Евгений Голубовский
У Эрнста Черненко могли быть разные судьбы. В 4 года он, родившийся в Одессе в 1935 году, уже читал. Честно признаюсь, этим меня не удивишь — и моя дочь уже бегло читала. Но... Эрик Черненко с 2 лет рисовал. Рисовал Одессу. Такое узнал впервые.
А дело было так: в родительской комнате стоял кульман — гордость отца — с чертежом здания, аккуратно выполненным карандашиком. Когда взрослые отлучились, Эрик взял флакон с тушью, открыл его и начал старательно пальцем наводить линии... Когда отец вошел в комнату, то, растерявшись, захохотал, мать заплакала, а сын гордо закрыл флакон. Все они еще не предполагали, что с этого часа ребенок обрел увлечение на всю жизнь.
Чего только не успел он нарисовать (тушью и пальцем, тушью и пером, фломастерами) за четверть века!
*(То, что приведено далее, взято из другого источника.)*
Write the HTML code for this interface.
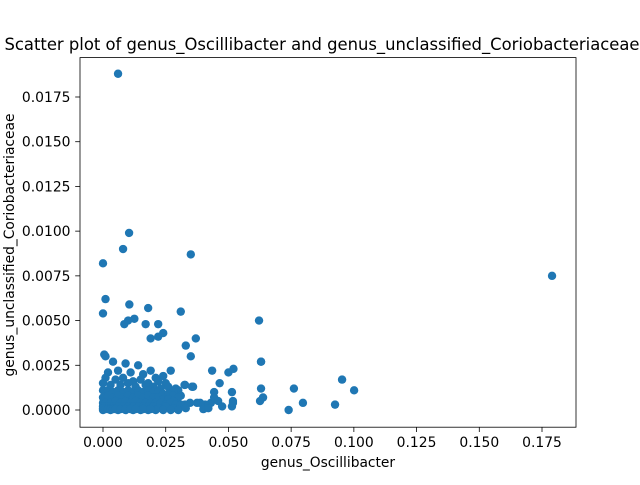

Он блестяще знал и знает город — дом за домом, квартал за кварталом. Ведь и в годы оккупации, и в послевоенные годы он жил с городом, и, встречая людей и вглядываясь в обрушившиеся здания, и зарисовывая наизусть, как бы предчувствовал, что уедет, уедет, уедет...
Куда только не забрасывала судьба Эрнста Черненко! Он влюбился в Алма-Ате в дочь известного писателя Мориса Симашко (правда, и он из Одессы, и здесь его фамилия звучала не менее естественно, для юга, во всяком случае, — Морис Шамис). Так Эрик переехал в Казахстан, откуда в газету присылал сделанные по памяти сотни рисунков Одессы.
Так Эрнст стал редактором издательства. Пробовал себя в прозе. Но от главных влюбленностей не отрекался — ни от биологии, ни от рисунков Одессы.
В этом году Эрик Черненко приехал погостить в родной город, приехал из... Израиля. Вот так причудливо складываются судьбы людей. И привез... рисунки Одессы. Его Одессы. Он ходил по городу, внимательно вглядывался в постройки, в памятники, ничего не хулил, но в его душе жила Одесса его молодости, Одесса его предков.
Первая прогулка — к восстанавливаемому собору. Ведь его дед служил здесь службу. А потом по адресам, где жил когда-то с родителями: Малый переулок, 5, Балковская напротив Скидановского спуска, Градоначальницкая...
Это был город его детства, его памяти. Как и школа № 14 на Колонтаевской, как и школа П. С. Столярского, и память о том, что Учитель, больно помяв ему пальцы правой руки, сказал: «Он-таки будет играть на скрипке!». И отдал дитя не кому-нибудь, а Берте Михайловне Рейнгбальд. Когда после войны Эрик пришел в школу, он не нашел свою учительницу, и никто не сказал ему, что, когда ей в очередной раз отказали в ее квартире, она бросилась в лестничный пролет. Эрик не знал этого. Но он знал — в этом был его характер, что ни у кого другого учиться играть на скрипке не будет... Нет, не нашел этот трагический сюжет воплощения в его рисунках, но кто знает, как повлиял он на их тональность?!.
Я мог бы писать о том, как говорили «за Одессу» Морис Шамис и Эрик Черненко, мог бы рассказывать о его нынешних впечатлениях об Израиле, который принял его всем сердцем, но мне, прежде всего, хочется показать, именно показать, Одессу глазами Эрнста Черненко. Этими рисунками не стыдно иллюстрировать и В. Катаева, и В. Жаботинского.
И еще — не забыть бы — Эрик Черненко любит рисовать Одессу в дождь, под мелкой моросью. «Косые струи дождя, словно в ученической тетради первоклассника, перечерки-вают синеватую массу Оперы...» — это из статьи Эрнста Черненко.
Он мог стать биологом Украины, Крыма, Казахстана, Израиля. Он мог стать литератором, путешественником. Я думаю, всему этому он предпочел — стать художником, графиком, влюбленным в родной город.
Мы познакомились с Эриком Черненко, биологом, человеком, влюбленным в Крым, в стихи Максимилиана Волошина и стихи одесского друга знаменитого коктебельца — профессора биологии Ивана Пузанова, в середине 1960-х годов. Привел его в редакцию «Комсомольской искры» Саша Розенбойм, и Эрик открыл предо мной свою заветную папку. И все одесские решетки, все мосты, все фонари — город ожил предо мной.